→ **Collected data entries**
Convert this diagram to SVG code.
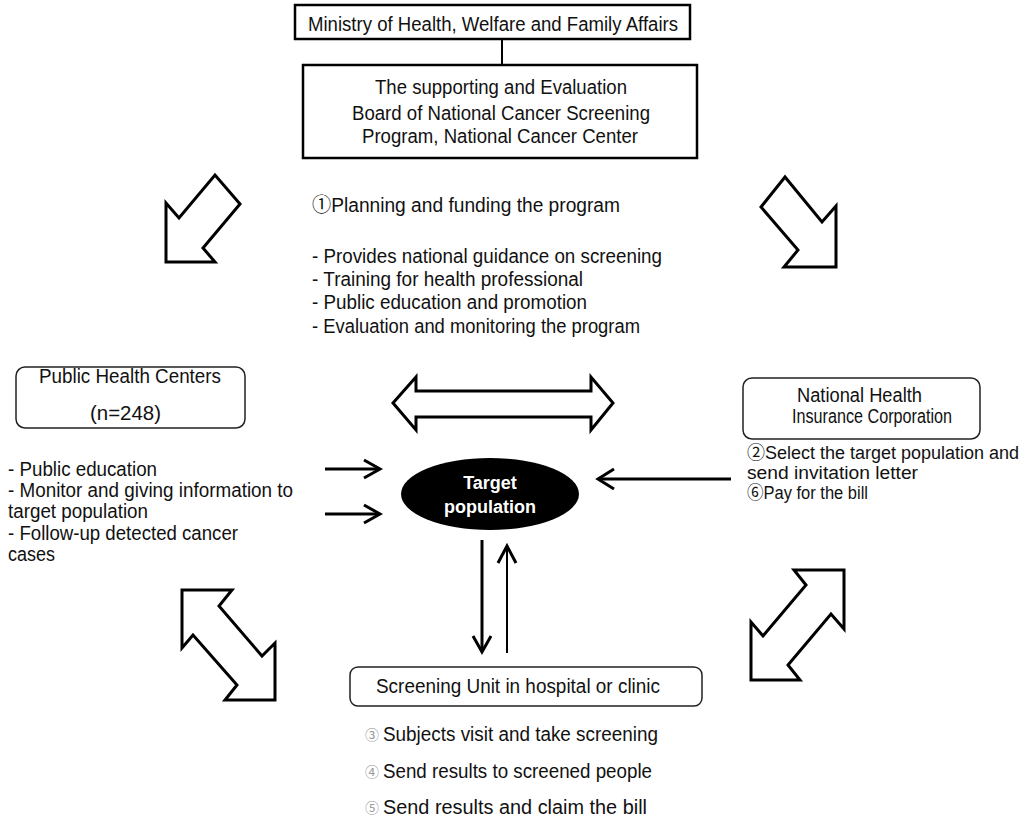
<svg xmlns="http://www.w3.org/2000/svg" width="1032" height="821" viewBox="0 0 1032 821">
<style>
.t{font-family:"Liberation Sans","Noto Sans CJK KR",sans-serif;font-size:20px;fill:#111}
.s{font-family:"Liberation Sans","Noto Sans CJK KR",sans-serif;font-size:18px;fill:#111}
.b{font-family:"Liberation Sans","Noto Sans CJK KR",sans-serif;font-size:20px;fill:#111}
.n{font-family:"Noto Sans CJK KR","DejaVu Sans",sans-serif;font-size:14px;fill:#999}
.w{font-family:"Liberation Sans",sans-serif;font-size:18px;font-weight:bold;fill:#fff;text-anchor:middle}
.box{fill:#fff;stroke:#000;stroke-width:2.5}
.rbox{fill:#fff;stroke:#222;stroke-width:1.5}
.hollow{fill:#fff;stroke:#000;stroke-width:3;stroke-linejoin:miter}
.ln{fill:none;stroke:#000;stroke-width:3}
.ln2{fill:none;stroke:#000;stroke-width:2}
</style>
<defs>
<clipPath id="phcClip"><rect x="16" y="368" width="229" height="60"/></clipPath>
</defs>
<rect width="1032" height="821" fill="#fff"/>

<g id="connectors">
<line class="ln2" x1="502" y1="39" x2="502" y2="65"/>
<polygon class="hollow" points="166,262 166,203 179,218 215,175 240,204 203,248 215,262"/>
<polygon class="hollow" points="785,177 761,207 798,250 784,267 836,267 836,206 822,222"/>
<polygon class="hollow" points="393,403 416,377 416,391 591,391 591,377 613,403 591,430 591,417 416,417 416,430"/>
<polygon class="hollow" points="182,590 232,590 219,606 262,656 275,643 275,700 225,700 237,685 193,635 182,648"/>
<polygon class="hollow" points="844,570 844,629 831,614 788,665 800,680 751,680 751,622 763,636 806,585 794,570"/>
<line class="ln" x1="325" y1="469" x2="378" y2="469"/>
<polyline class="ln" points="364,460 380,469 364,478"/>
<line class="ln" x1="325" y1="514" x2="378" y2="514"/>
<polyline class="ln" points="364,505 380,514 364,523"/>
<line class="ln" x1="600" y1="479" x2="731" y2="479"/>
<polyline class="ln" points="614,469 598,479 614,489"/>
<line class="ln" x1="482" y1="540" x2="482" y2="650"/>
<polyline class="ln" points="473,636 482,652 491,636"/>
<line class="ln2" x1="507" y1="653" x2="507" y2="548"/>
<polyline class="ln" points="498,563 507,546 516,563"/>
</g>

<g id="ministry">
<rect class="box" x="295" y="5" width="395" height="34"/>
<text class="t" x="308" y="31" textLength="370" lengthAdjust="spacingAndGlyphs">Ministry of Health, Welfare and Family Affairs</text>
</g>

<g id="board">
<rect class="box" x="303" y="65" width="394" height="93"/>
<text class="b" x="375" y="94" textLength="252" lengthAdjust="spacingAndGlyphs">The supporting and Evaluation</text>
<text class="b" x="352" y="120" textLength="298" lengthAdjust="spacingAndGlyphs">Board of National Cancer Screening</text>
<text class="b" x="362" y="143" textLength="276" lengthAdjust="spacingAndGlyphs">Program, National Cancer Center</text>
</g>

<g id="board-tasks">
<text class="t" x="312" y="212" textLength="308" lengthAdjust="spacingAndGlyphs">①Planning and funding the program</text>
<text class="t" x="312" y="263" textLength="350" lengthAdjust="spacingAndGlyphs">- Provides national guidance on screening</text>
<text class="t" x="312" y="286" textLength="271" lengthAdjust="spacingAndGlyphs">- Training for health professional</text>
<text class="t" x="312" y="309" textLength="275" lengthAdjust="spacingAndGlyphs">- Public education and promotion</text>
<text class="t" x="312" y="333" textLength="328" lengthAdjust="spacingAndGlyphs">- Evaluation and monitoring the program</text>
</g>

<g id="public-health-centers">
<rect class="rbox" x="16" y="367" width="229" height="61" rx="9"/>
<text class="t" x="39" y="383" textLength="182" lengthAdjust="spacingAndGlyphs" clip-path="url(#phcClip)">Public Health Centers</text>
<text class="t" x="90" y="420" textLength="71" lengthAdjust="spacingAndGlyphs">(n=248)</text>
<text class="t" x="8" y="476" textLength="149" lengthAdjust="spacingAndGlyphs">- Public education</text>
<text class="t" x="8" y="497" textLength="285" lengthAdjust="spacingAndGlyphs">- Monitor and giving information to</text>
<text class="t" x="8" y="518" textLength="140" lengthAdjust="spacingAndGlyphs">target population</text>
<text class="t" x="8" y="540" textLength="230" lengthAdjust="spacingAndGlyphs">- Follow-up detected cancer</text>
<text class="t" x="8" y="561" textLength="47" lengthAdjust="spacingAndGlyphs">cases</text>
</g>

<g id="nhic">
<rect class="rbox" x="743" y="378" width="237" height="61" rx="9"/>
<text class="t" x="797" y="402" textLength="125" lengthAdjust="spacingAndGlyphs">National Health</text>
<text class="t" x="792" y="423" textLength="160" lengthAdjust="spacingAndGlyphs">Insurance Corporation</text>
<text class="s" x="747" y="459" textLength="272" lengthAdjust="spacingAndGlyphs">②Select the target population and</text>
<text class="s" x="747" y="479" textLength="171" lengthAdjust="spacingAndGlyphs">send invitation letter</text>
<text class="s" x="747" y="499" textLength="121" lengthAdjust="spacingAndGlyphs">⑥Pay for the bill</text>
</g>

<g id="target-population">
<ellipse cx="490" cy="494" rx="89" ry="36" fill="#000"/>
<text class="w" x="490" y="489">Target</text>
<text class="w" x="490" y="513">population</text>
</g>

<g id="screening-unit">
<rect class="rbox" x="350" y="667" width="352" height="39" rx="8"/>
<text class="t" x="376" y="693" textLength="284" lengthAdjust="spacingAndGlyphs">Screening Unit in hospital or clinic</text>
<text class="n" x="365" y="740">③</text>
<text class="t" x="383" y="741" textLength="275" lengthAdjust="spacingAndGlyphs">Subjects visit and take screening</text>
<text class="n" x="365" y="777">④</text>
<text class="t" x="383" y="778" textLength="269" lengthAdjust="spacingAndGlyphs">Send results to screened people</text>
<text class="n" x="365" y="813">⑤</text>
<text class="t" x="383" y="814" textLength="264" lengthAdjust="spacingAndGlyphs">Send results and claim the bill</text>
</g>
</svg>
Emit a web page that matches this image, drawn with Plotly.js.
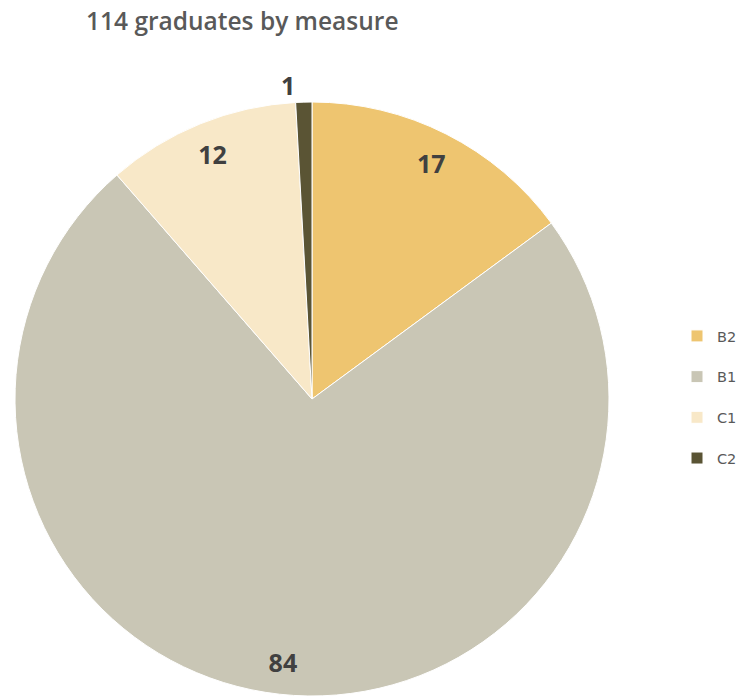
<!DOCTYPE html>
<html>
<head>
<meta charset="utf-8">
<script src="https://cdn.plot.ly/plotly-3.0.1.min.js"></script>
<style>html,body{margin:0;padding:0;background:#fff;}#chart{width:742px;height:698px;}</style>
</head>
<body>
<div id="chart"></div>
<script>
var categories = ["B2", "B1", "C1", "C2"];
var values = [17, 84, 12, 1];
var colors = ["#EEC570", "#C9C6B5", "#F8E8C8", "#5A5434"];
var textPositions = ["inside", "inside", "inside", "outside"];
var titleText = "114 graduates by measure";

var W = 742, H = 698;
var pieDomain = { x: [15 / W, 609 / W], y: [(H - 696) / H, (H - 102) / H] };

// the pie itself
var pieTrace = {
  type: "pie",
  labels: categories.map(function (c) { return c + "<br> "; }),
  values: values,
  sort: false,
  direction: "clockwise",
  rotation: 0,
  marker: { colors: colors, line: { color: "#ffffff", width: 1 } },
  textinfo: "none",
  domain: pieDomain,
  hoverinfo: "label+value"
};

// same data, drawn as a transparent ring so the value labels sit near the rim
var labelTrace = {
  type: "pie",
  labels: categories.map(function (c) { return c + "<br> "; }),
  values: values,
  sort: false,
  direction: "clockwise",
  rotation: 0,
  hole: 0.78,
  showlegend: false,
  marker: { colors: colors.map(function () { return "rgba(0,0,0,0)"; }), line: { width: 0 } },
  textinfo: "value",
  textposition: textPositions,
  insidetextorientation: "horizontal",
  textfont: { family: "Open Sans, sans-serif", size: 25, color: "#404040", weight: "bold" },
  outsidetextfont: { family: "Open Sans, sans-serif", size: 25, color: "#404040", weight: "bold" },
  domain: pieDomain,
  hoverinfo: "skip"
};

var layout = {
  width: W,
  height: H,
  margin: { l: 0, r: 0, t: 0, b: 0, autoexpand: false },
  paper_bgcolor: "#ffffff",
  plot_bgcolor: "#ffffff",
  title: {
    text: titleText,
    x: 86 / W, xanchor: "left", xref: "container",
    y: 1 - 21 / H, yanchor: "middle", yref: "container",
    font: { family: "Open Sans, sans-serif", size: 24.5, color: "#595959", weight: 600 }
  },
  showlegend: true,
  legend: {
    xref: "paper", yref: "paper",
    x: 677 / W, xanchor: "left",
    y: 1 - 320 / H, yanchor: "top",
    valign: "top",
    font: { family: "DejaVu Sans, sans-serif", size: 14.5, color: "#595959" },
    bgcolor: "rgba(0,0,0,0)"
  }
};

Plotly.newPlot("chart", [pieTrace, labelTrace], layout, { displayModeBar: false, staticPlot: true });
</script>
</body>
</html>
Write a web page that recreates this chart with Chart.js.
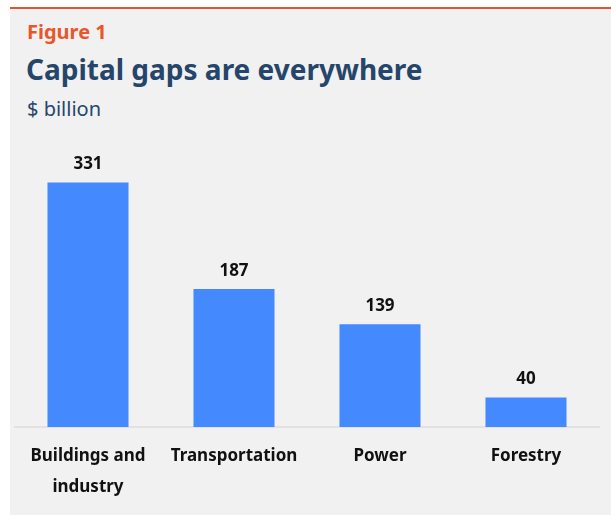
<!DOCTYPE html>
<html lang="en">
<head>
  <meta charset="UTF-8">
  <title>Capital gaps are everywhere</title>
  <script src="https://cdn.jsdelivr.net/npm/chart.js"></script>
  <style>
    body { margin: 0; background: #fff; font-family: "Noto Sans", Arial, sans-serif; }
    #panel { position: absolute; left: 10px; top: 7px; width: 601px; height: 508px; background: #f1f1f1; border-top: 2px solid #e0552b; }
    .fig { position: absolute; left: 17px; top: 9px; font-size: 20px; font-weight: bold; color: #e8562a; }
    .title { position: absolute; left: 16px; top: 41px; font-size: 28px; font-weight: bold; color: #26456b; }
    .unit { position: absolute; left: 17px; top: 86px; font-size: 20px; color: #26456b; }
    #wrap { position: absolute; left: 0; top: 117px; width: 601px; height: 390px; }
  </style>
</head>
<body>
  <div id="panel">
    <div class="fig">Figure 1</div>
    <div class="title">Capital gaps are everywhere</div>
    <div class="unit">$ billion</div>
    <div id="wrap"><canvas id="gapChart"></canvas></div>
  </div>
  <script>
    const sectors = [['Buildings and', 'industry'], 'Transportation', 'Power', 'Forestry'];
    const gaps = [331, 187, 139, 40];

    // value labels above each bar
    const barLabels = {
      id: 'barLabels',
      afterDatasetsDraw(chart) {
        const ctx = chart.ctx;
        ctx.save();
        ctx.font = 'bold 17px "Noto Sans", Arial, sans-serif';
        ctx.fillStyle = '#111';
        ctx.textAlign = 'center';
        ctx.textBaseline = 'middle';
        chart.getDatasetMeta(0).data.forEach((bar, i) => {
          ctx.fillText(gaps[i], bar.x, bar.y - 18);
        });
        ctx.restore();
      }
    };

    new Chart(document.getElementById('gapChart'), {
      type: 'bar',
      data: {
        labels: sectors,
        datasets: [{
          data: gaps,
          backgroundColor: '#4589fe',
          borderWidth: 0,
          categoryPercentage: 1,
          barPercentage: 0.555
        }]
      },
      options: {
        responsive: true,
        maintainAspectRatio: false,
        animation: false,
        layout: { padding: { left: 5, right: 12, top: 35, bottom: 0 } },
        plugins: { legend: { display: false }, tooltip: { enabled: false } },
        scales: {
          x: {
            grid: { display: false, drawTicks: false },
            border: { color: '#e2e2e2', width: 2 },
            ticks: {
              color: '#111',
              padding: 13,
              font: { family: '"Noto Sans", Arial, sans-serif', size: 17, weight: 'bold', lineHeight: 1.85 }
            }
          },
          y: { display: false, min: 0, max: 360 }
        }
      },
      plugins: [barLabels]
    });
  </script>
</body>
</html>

→ **THE PROBLEM**
Return each line with "that".

→ **SOLUTION TO THIS EXERCISE**
Emit a web page that matches this image, drawn with Plotly.js.
Write a web page that recreates this chart with Chart.js.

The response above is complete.